• [Written exercise] Each line below should be retyped exactly, with no pictures.

(Charts and diagrams as code)
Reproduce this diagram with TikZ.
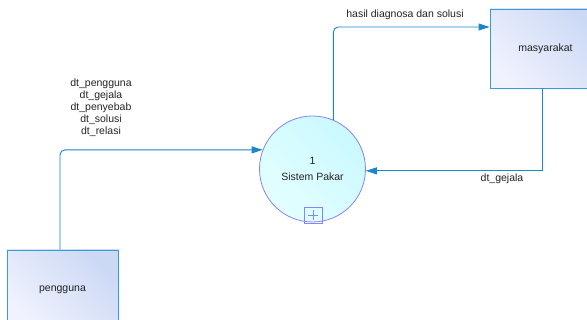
\documentclass[tikz,border=0pt]{standalone}
\usepackage{fontspec}
\setmainfont{Liberation Sans}
\usetikzlibrary{arrows.meta,calc}
\definecolor{flowc}{HTML}{1A86CC}
\definecolor{boxb}{HTML}{3A9AD9}
\definecolor{boxa}{HTML}{CCD9F5}
\definecolor{boxz}{HTML}{F0F2FE}
\definecolor{procb}{HTML}{8484FF}
\definecolor{proca}{HTML}{CAF9FF}
\definecolor{procz}{HTML}{E4FFFF}
\definecolor{txt}{HTML}{222222}
\tikzset{
  entity/.style={draw=boxb, line width=0.9pt, minimum width=111pt, minimum height=79pt,
    top color=boxa, bottom color=boxz, shading angle=-45, text=txt,
    font=\fontsize{10.5}{12}\selectfont},
  process/.style={circle, draw=procb, line width=0.8pt, minimum size=106pt, inner sep=0pt,
    top color=proca, bottom color=procz, shading angle=-45, text=txt, align=center,
    font=\fontsize{10.5}{16.5}\selectfont},
  flow/.style={draw=flowc, line width=0.9pt, rounded corners=5pt, -{Triangle[length=11pt,width=7pt]}},
  lbl/.style={text=txt, font=\fontsize{10.5}{12}\selectfont, align=center, inner sep=0pt},
}
\begin{document}
\begin{tikzpicture}[x=1pt,y=1pt]
\useasboundingbox (0,0) rectangle (587,320);
\clip (0,0) rectangle (587,320);
\node[process] (c) at (312.5,151) {1\\Sistem Pakar};
\node[draw=procb, line width=0.7pt, minimum width=18pt, minimum height=16pt, inner sep=0pt] (plus) at (313,105) {};
\draw[procb, line width=0.6pt] ($(plus.center)+(-5,0)$) -- ($(plus.center)+(5,0)$);
\draw[procb, line width=0.6pt] ($(plus.center)+(0,-5)$) -- ($(plus.center)+(0,5)$);
\node[entity] (m) at (545.5,271.5) {masyarakat};
\node[entity] (p) at (62.5,30.5) {pengguna};
\coordinate (t) at (333,293);
\coordinate (l) at (60,170);
\coordinate (r) at (542,149);
\draw[flow] (c.67) -- (c.67 |- t) -- (m.west |- t);
\draw[flow] (p.north -| l) |- (c.159);
\draw[flow, rounded corners=0pt] (m.south -| r) |- (c.-2);
\node[lbl] (l1) at (405,305) {hasil diagnosa dan solusi};
\node[lbl] (l2) at (502,141) {dt\_gejala};
\node[lbl] (l3) at (101,212) {dt\_pengguna\\dt\_gejala\\dt\_penyebab\\dt\_solusi\\dt\_relasi};
\end{tikzpicture}
\end{document}
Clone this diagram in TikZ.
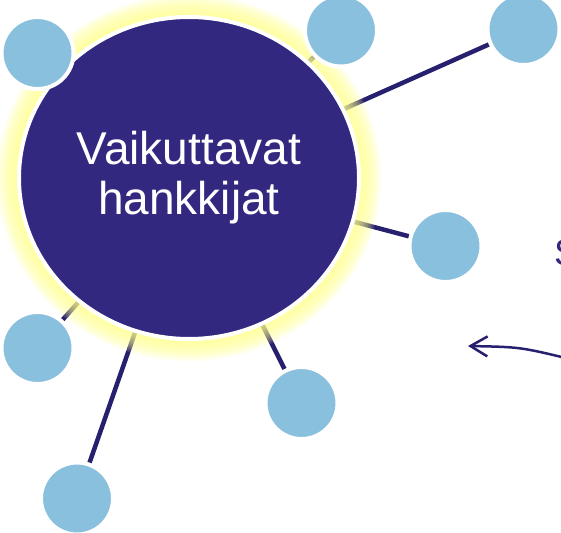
\documentclass[tikz,border=0pt]{standalone}
\usepackage{fontspec}
\setmainfont{Liberation Sans}
\usetikzlibrary{shapes.geometric,arrows.meta,backgrounds,positioning}

\definecolor{hubblue}{RGB}{50,40,128}
\definecolor{linkblue}{RGB}{38,32,110}
\definecolor{leafblue}{RGB}{137,192,222}
\definecolor{glowyellow}{RGB}{255,255,140}

\begin{document}
\begin{tikzpicture}[x=1pt,y=-1pt,
        hub/.style={ellipse,fill=hubblue,draw=white,line width=4pt,minimum width=340pt,minimum height=322pt,inner sep=0pt,text=white,align=center,font=\fontsize{46}{50}\selectfont},
        leaf/.style={circle,fill=leafblue,draw=white,line width=4pt,minimum size=72pt,inner sep=0pt},
        link/.style={draw=linkblue,line width=4.5pt}]
        \useasboundingbox (0,0) rectangle (561,532);

        % glow round the big circle
        \coordinate (c) at (189,178);
        \foreach \g in {24,22,...,2}
            \fill[glowyellow,opacity=0.14] (c) ellipse [x radius=168pt+\g pt,y radius=159pt+\g pt];

        \node[hub] (hub) at (c) {Vaikuttavat\\hankkijat};

        \node[leaf] (l1) at (37.5,53) {};
        \node[leaf] (l2) at (341,30.5) {};
        \node[leaf] (l3) at (523.5,29) {};
        \node[leaf] (l4) at (445.5,246) {};
        \node[leaf] (l5) at (37.5,348) {};
        \node[leaf] (l6) at (301.5,403) {};
        \node[leaf] (l7) at (77,498.5) {};

        \node[anchor=west,text=hubblue,font=\fontsize{37}{40}\selectfont,inner sep=0pt] (s) at (554,253) {S};

        \begin{scope}[on background layer]
        \draw[link] (hub.center) -- (l2.center);
        \draw[link] (hub.center) -- (l3.center);
        \draw[link] (hub.center) -- (l4.center);
        \draw[link] (hub.center) -- (l5.center);
        \draw[link] (hub.center) -- (l6.center);
        \draw[link] (hub.center) -- (l7.center);
        \end{scope}

        \coordinate (from) at (570,359);
        \coordinate (to) at (468,346);
        \draw[linkblue,line width=2.5pt,-{Straight Barb[length=17pt,width=20pt,line width=2.5pt]}] (from) .. controls (520,347) .. (to);

    \end{tikzpicture}
\end{document}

• [Written solution]
Reproduce this diagram with TikZ.
\documentclass[tikz,border=0pt]{standalone}
\usepackage{fontspec}
\setmainfont{Liberation Sans}
\usetikzlibrary{arrows.meta,calc}
\definecolor{flowc}{HTML}{1A86CC}
\definecolor{boxb}{HTML}{3A9AD9}
\definecolor{boxa}{HTML}{CCD9F5}
\definecolor{boxz}{HTML}{F0F2FE}
\definecolor{procb}{HTML}{8484FF}
\definecolor{proca}{HTML}{CAF9FF}
\definecolor{procz}{HTML}{E4FFFF}
\definecolor{txt}{HTML}{222222}
\tikzset{
  entity/.style={draw=boxb, line width=0.9pt, minimum width=111pt, minimum height=79pt,
    top color=boxa, bottom color=boxz, shading angle=-45, text=txt,
    font=\fontsize{10.5}{12}\selectfont},
  process/.style={circle, draw=procb, line width=0.8pt, minimum size=106pt, inner sep=0pt,
    top color=proca, bottom color=procz, shading angle=-45, text=txt, align=center,
    font=\fontsize{10.5}{16.5}\selectfont},
  flow/.style={draw=flowc, line width=0.9pt, rounded corners=5pt, -{Triangle[length=11pt,width=7pt]}},
  lbl/.style={text=txt, font=\fontsize{10.5}{12}\selectfont, align=center, inner sep=0pt},
}
\begin{document}
\begin{tikzpicture}[x=1pt,y=1pt]
\useasboundingbox (0,0) rectangle (587,320);
\clip (0,0) rectangle (587,320);
\node[process] (c) at (312.5,151) {1\\Sistem Pakar};
\node[draw=procb, line width=0.7pt, minimum width=18pt, minimum height=16pt, inner sep=0pt] (plus) at (313,105) {};
\draw[procb, line width=0.6pt] ($(plus.center)+(-5,0)$) -- ($(plus.center)+(5,0)$);
\draw[procb, line width=0.6pt] ($(plus.center)+(0,-5)$) -- ($(plus.center)+(0,5)$);
\node[entity] (m) at (545.5,271.5) {masyarakat};
\node[entity] (p) at (62.5,30.5) {pengguna};
\coordinate (t) at (333,293);
\coordinate (l) at (60,170);
\coordinate (r) at (542,149);
\draw[flow] (c.67) -- (c.67 |- t) -- (m.west |- t);
\draw[flow] (p.north -| l) |- (c.159);
\draw[flow, rounded corners=0pt] (m.south -| r) |- (c.-2);
\node[lbl] (l1) at (405,305) {hasil diagnosa dan solusi};
\node[lbl] (l2) at (502,141) {dt\_gejala};
\node[lbl] (l3) at (101,212) {dt\_pengguna\\dt\_gejala\\dt\_penyebab\\dt\_solusi\\dt\_relasi};
\end{tikzpicture}
\end{document}
Clone this diagram in TikZ.
\documentclass[tikz,border=0pt]{standalone}
\usepackage{fontspec}
\setmainfont{Liberation Sans}
\usetikzlibrary{shapes.geometric,arrows.meta,backgrounds,positioning}

\definecolor{hubblue}{RGB}{50,40,128}
\definecolor{linkblue}{RGB}{38,32,110}
\definecolor{leafblue}{RGB}{137,192,222}
\definecolor{glowyellow}{RGB}{255,255,140}

\begin{document}
\begin{tikzpicture}[x=1pt,y=-1pt,
        hub/.style={ellipse,fill=hubblue,draw=white,line width=4pt,minimum width=340pt,minimum height=322pt,inner sep=0pt,text=white,align=center,font=\fontsize{46}{50}\selectfont},
        leaf/.style={circle,fill=leafblue,draw=white,line width=4pt,minimum size=72pt,inner sep=0pt},
        link/.style={draw=linkblue,line width=4.5pt}]
        \useasboundingbox (0,0) rectangle (561,532);

        % glow round the big circle
        \coordinate (c) at (189,178);
        \foreach \g in {24,22,...,2}
            \fill[glowyellow,opacity=0.14] (c) ellipse [x radius=168pt+\g pt,y radius=159pt+\g pt];

        \node[hub] (hub) at (c) {Vaikuttavat\\hankkijat};

        \node[leaf] (l1) at (37.5,53) {};
        \node[leaf] (l2) at (341,30.5) {};
        \node[leaf] (l3) at (523.5,29) {};
        \node[leaf] (l4) at (445.5,246) {};
        \node[leaf] (l5) at (37.5,348) {};
        \node[leaf] (l6) at (301.5,403) {};
        \node[leaf] (l7) at (77,498.5) {};

        \node[anchor=west,text=hubblue,font=\fontsize{37}{40}\selectfont,inner sep=0pt] (s) at (554,253) {S};

        \begin{scope}[on background layer]
        \draw[link] (hub.center) -- (l2.center);
        \draw[link] (hub.center) -- (l3.center);
        \draw[link] (hub.center) -- (l4.center);
        \draw[link] (hub.center) -- (l5.center);
        \draw[link] (hub.center) -- (l6.center);
        \draw[link] (hub.center) -- (l7.center);
        \end{scope}

        \coordinate (from) at (570,359);
        \coordinate (to) at (468,346);
        \draw[linkblue,line width=2.5pt,-{Straight Barb[length=17pt,width=20pt,line width=2.5pt]}] (from) .. controls (520,347) .. (to);

    \end{tikzpicture}
\end{document}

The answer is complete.